Question

A fitness center is interested in finding a 90% confidence interval for the mean number of days per week that Americans who are members of a fitness club go to their fitness center. Records of 219 members were looked at and their mean number of visits per week was 2.4 and the standard deviation was 2.9. Round answers to 3 decimal places where possible.
A. The sampling distribution follows a _______ distribution.
B. With 90% confidence the population mean number of visits per week is between _____ and ______ visits.
C. If many groups of 220 randomly selected members are studied, then a different confidence interval would be produced from each group. About ________ percent of these confidence intervals will contain the true population mean number of visits per week and about__________ percent will not contain the true population mean number of visits per week.

Answer 1

Answer:

A. Normal

B. Between 2.078 and 2.722 visits.

C. About 90 percent of these confidence intervals will contain the true population mean number of visits per week and about 10 percent will not contain the true population mean number of visits per week.

Step-by-step explanation:

Central Limit Theorem

The Central Limit Theorem estabilishes that, for a normally distributed random variable X, with mean $\mu$ and standard deviation $\sigma$, the sampling distribution of the sample means with size n can be approximated to a normal distribution with mean $\mu$ and standard deviation $s = \frac{\sigma}{\sqrt{n}}$.

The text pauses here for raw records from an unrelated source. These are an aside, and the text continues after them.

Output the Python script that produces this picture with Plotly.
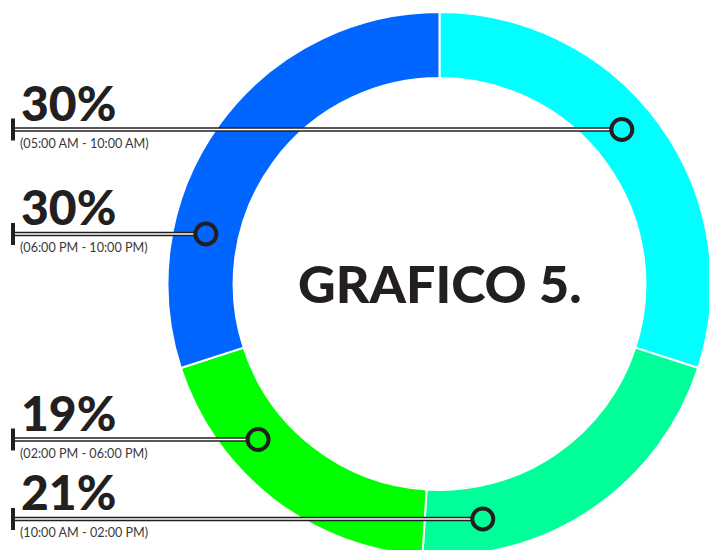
import math
import plotly.graph_objects as go

# ---------------- data ----------------
franjas = ["05:00 AM - 10:00 AM", "10:00 AM - 02:00 PM",
           "02:00 PM - 06:00 PM", "06:00 PM - 10:00 PM"]
porcentajes = [30, 21, 19, 30]
colores = ["#00FFFF", "#00FF99", "#00FF00", "#0066FF"]
titulo = "GRAFICO 5."

# order of the callouts from top to bottom (index into the slices)
orden_etiquetas = [0, 3, 2, 1]

# ---------------- layout constants (page pixels) ----------------
W, H = 717, 560          # figure size (bottom of the ring runs off the page)
OFF = 8                  # page offset of the figure (body margin)
CX, CY, R = 439.5, 284, 272
HOLE = 0.757
Y_ETIQ = [129.5, 234, 439.5, 519]
X_TICK = 13
RC = 10.5
INK = "#231f20"

fig = go.Figure()

fx0, fx1 = CX - OFF - R, CX - OFF + R
fy0, fy1 = CY - OFF - R, CY - OFF + R
fig.add_trace(go.Pie(
    values=porcentajes, labels=franjas, sort=False, direction="clockwise",
    rotation=0, hole=HOLE, textinfo="none", showlegend=False,
    marker=dict(colors=colores, line=dict(color="white", width=2)),
    domain=dict(x=[fx0 / W, fx1 / W], y=[(H - fy1) / H, (H - fy0) / H]),
))

# invisible trace to establish the pixel-scaled cartesian axes
fig.add_trace(go.Scatter(x=[OFF, OFF + W], y=[OFF, OFF + H], mode="markers",
                         marker=dict(opacity=0), hoverinfo="skip", showlegend=False))

# slice angular ranges (deg, clockwise from top)
total = sum(porcentajes)
rangos = []
acc = 0
for v in porcentajes:
    a0 = acc / total * 360
    acc += v
    rangos.append((a0, acc / total * 360))

rm = R * (1 + HOLE) / 2
shapes = []
annotations = []
for j, k in enumerate(orden_etiquetas):
    y = Y_ETIQ[j]
    c = max(-1, min(1, -(y - CY) / rm))
    t1 = math.degrees(math.acos(c))
    cands = [t1, 360 - t1]
    a0, a1 = rangos[k]
    th = None
    for t in cands:
        if a0 <= t <= a1:
            th = t
            break
    if th is None:
        mid = (a0 + a1) / 2
        th = min(cands, key=lambda t: abs(t - mid))
    mx = CX + rm * math.sin(math.radians(th))
    my = CY - rm * math.cos(math.radians(th))

    # double leader line
    shapes.append(dict(type="line", xref="x", yref="y", x0=X_TICK, x1=mx - RC, y0=y, y1=y,
                       line=dict(color=INK, width=4.6), layer="above"))
    shapes.append(dict(type="line", xref="x", yref="y", x0=X_TICK + 2, x1=mx - RC, y0=y, y1=y,
                       line=dict(color="white", width=1.6), layer="above"))
    # end tick
    shapes.append(dict(type="line", xref="x", yref="y", x0=X_TICK, x1=X_TICK, y0=y - 11, y1=y + 11,
                       line=dict(color=INK, width=4), layer="above"))
    # ring marker
    shapes.append(dict(type="circle", xref="x", yref="y", x0=mx - RC, x1=mx + RC,
                       y0=my - RC, y1=my + RC, line=dict(color=INK, width=4),
                       fillcolor="rgba(0,0,0,0)", layer="above"))

    annotations.append(dict(x=20, y=y + 2, xref="x", yref="y", xanchor="left", yanchor="bottom",
                            text=f"{porcentajes[k]}%", showarrow=False, borderpad=0,
                            font=dict(family="Lato", size=48, color=INK, weight=900)))
    annotations.append(dict(x=19, y=y + 5, xref="x", yref="y", xanchor="left", yanchor="top",
                            text=f"({franjas[k]})", showarrow=False, borderpad=0,
                            font=dict(family="Lato", size=12.6, color="#3a3a3a")))

annotations.append(dict(x=CX, y=CY - 1, xref="x", yref="y", xanchor="center", yanchor="middle",
                        text=titulo, showarrow=False,
                        font=dict(family="Lato", size=52, color=INK, weight=900)))

fig.update_layout(
    width=W, height=H, margin=dict(l=0, r=0, t=0, b=0),
    paper_bgcolor="white", plot_bgcolor="rgba(0,0,0,0)",
    xaxis=dict(range=[OFF, OFF + W], visible=False, fixedrange=True),
    yaxis=dict(range=[OFF + H, OFF], visible=False, fixedrange=True),
    shapes=shapes, annotations=annotations,
)

fig.write_html("out.html")
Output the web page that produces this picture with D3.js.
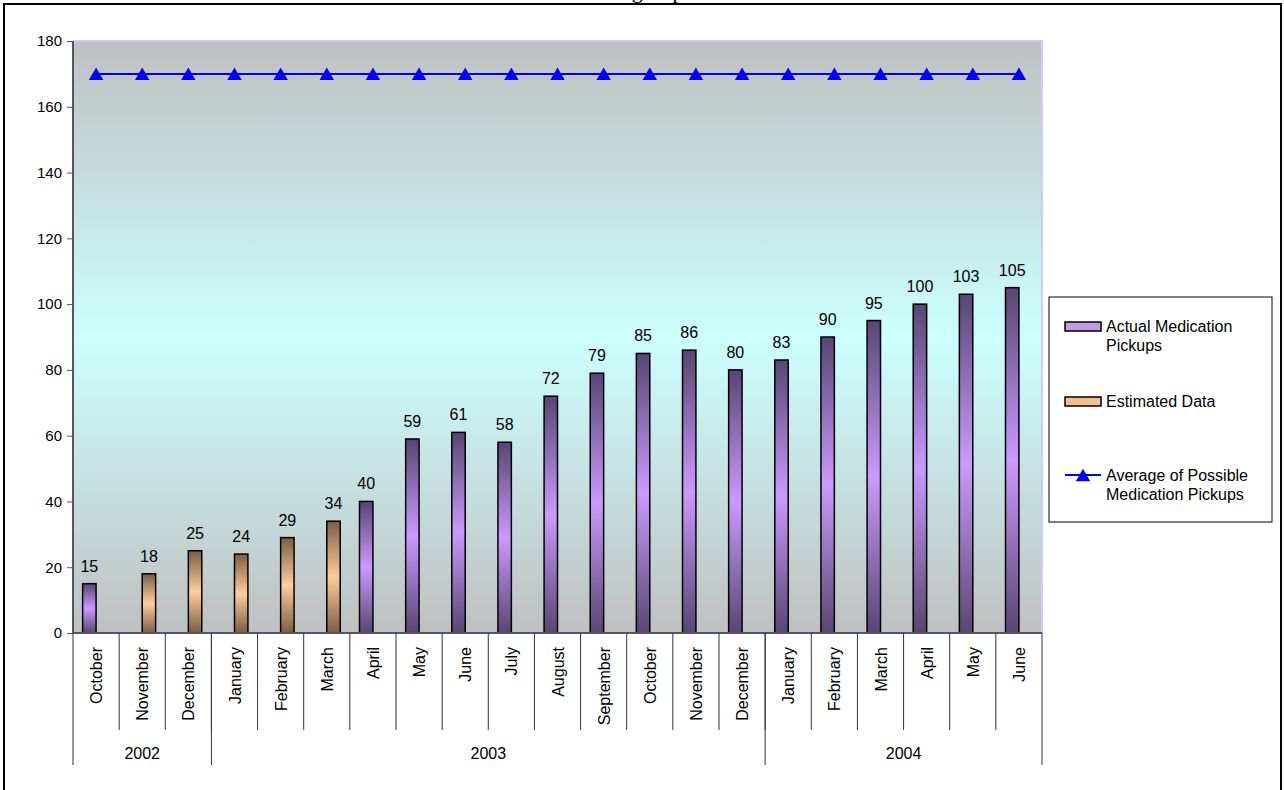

For a skewed variable, the Central Limit Theorem can also be applied, as long as n is at least 30.

For a proportion p in a sample of size n, the sampling distribution of the sample proportion will be approximately normal with mean $\mu = p$ and standard deviation $s = \sqrt{\frac{p(1-p)}{n}}$

x% confidence interval:

A confidence interval is built from a sample, has bounds a and b, and has a confidence level of x%. It means that we are x% confident that the population mean is between a and b.

Question A:

By the Central Limit Theorem, normal.

Question B:

We have that to find our $\alpha$ level, that is the subtraction of 1 by the confidence interval divided by 2. So:

$\alpha = \frac{1 - 0.9}{2} = 0.05$

Now, we have to find z in the Ztable as such z has a pvalue of $1 - \alpha$.

That is z with a pvalue of $1 - 0.05 = 0.95$, so Z = 1.645.

Now, find the margin of error M as such

$M = z\frac{\sigma}{\sqrt{n}}$

In which $\sigma$ is the standard deviation of the population and n is the size of the sample.

$M = 1.645\frac{2.9}{\sqrt{219}} = 0.322$

The lower end of the interval is the sample mean subtracted by M. So it is 2.4 - 0.322 = 2.078 visits

The upper end of the interval is the sample mean added to M. So it is 2.4 + 0.322 = 2.722 visits.

Between 2.078 and 2.722 visits.

Question c:

90% confidence level, so 90% will contain the true population mean, 100 - 90 = 10% wont.

About 90 percent of these confidence intervals will contain the true population mean number of visits per week and about 10 percent will not contain the true population mean number of visits per week.